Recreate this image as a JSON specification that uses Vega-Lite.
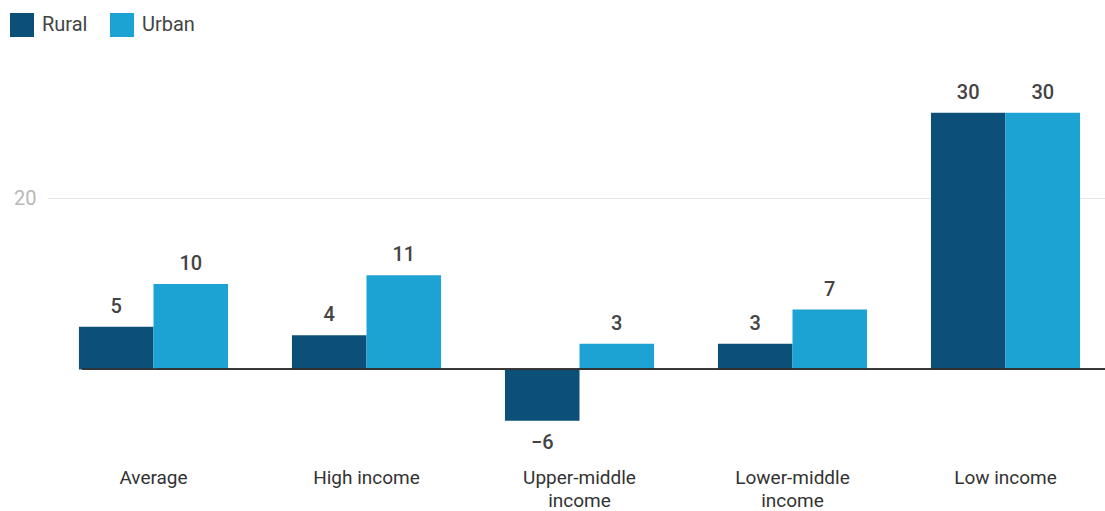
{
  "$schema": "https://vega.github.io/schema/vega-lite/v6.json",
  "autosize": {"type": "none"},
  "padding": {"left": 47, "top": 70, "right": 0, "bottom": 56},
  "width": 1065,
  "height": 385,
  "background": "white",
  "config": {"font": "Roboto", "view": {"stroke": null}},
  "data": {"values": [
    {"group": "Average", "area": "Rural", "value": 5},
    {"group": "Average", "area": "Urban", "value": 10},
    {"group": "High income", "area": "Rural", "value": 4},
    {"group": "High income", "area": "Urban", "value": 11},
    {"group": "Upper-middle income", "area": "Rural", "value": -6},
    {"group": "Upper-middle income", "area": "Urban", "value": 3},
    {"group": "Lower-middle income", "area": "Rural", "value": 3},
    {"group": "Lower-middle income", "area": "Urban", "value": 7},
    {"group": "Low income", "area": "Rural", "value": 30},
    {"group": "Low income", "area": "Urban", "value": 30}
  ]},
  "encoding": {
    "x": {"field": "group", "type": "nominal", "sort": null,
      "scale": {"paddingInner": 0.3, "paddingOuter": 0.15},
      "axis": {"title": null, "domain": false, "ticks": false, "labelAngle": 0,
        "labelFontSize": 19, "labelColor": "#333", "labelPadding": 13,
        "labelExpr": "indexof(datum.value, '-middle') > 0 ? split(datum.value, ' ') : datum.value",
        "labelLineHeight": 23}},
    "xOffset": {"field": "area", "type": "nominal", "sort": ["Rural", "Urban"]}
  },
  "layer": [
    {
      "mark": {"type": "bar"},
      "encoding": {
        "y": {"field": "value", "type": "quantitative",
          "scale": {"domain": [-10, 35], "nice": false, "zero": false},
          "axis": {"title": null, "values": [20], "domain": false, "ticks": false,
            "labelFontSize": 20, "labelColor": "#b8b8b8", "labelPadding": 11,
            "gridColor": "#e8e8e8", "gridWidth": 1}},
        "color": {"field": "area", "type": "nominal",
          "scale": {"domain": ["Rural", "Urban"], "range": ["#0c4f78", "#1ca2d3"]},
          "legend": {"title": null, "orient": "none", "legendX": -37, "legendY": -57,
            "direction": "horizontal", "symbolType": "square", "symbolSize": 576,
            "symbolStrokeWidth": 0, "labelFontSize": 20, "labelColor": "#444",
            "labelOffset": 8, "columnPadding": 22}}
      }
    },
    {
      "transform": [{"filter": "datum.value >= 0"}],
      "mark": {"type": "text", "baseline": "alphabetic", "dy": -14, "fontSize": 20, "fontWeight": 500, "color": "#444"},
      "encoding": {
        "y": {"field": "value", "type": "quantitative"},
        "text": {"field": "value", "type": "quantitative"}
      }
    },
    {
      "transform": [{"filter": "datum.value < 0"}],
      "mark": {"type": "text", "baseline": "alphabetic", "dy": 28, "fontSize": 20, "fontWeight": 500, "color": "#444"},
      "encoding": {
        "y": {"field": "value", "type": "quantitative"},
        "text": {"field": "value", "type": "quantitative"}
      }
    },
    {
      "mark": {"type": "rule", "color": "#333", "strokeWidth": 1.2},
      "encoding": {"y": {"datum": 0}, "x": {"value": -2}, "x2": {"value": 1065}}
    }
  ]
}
----
What is required:
Repeat the material verbatim. Do not carry over any picture.

Task solution:
Recreate this image as a JSON specification that uses Vega-Lite.
{
  "$schema": "https://vega.github.io/schema/vega-lite/v6.json",
  "autosize": {"type": "none"},
  "padding": {"left": 47, "top": 70, "right": 0, "bottom": 56},
  "width": 1065,
  "height": 385,
  "background": "white",
  "config": {"font": "Roboto", "view": {"stroke": null}},
  "data": {"values": [
    {"group": "Average", "area": "Rural", "value": 5},
    {"group": "Average", "area": "Urban", "value": 10},
    {"group": "High income", "area": "Rural", "value": 4},
    {"group": "High income", "area": "Urban", "value": 11},
    {"group": "Upper-middle income", "area": "Rural", "value": -6},
    {"group": "Upper-middle income", "area": "Urban", "value": 3},
    {"group": "Lower-middle income", "area": "Rural", "value": 3},
    {"group": "Lower-middle income", "area": "Urban", "value": 7},
    {"group": "Low income", "area": "Rural", "value": 30},
    {"group": "Low income", "area": "Urban", "value": 30}
  ]},
  "encoding": {
    "x": {"field": "group", "type": "nominal", "sort": null,
      "scale": {"paddingInner": 0.3, "paddingOuter": 0.15},
      "axis": {"title": null, "domain": false, "ticks": false, "labelAngle": 0,
        "labelFontSize": 19, "labelColor": "#333", "labelPadding": 13,
        "labelExpr": "indexof(datum.value, '-middle') > 0 ? split(datum.value, ' ') : datum.value",
        "labelLineHeight": 23}},
    "xOffset": {"field": "area", "type": "nominal", "sort": ["Rural", "Urban"]}
  },
  "layer": [
    {
      "mark": {"type": "bar"},
      "encoding": {
        "y": {"field": "value", "type": "quantitative",
          "scale": {"domain": [-10, 35], "nice": false, "zero": false},
          "axis": {"title": null, "values": [20], "domain": false, "ticks": false,
            "labelFontSize": 20, "labelColor": "#b8b8b8", "labelPadding": 11,
            "gridColor": "#e8e8e8", "gridWidth": 1}},
        "color": {"field": "area", "type": "nominal",
          "scale": {"domain": ["Rural", "Urban"], "range": ["#0c4f78", "#1ca2d3"]},
          "legend": {"title": null, "orient": "none", "legendX": -37, "legendY": -57,
            "direction": "horizontal", "symbolType": "square", "symbolSize": 576,
            "symbolStrokeWidth": 0, "labelFontSize": 20, "labelColor": "#444",
            "labelOffset": 8, "columnPadding": 22}}
      }
    },
    {
      "transform": [{"filter": "datum.value >= 0"}],
      "mark": {"type": "text", "baseline": "alphabetic", "dy": -14, "fontSize": 20, "fontWeight": 500, "color": "#444"},
      "encoding": {
        "y": {"field": "value", "type": "quantitative"},
        "text": {"field": "value", "type": "quantitative"}
      }
    },
    {
      "transform": [{"filter": "datum.value < 0"}],
      "mark": {"type": "text", "baseline": "alphabetic", "dy": 28, "fontSize": 20, "fontWeight": 500, "color": "#444"},
      "encoding": {
        "y": {"field": "value", "type": "quantitative"},
        "text": {"field": "value", "type": "quantitative"}
      }
    },
    {
      "mark": {"type": "rule", "color": "#333", "strokeWidth": 1.2},
      "encoding": {"y": {"datum": 0}, "x": {"value": -2}, "x2": {"value": 1065}}
    }
  ]
}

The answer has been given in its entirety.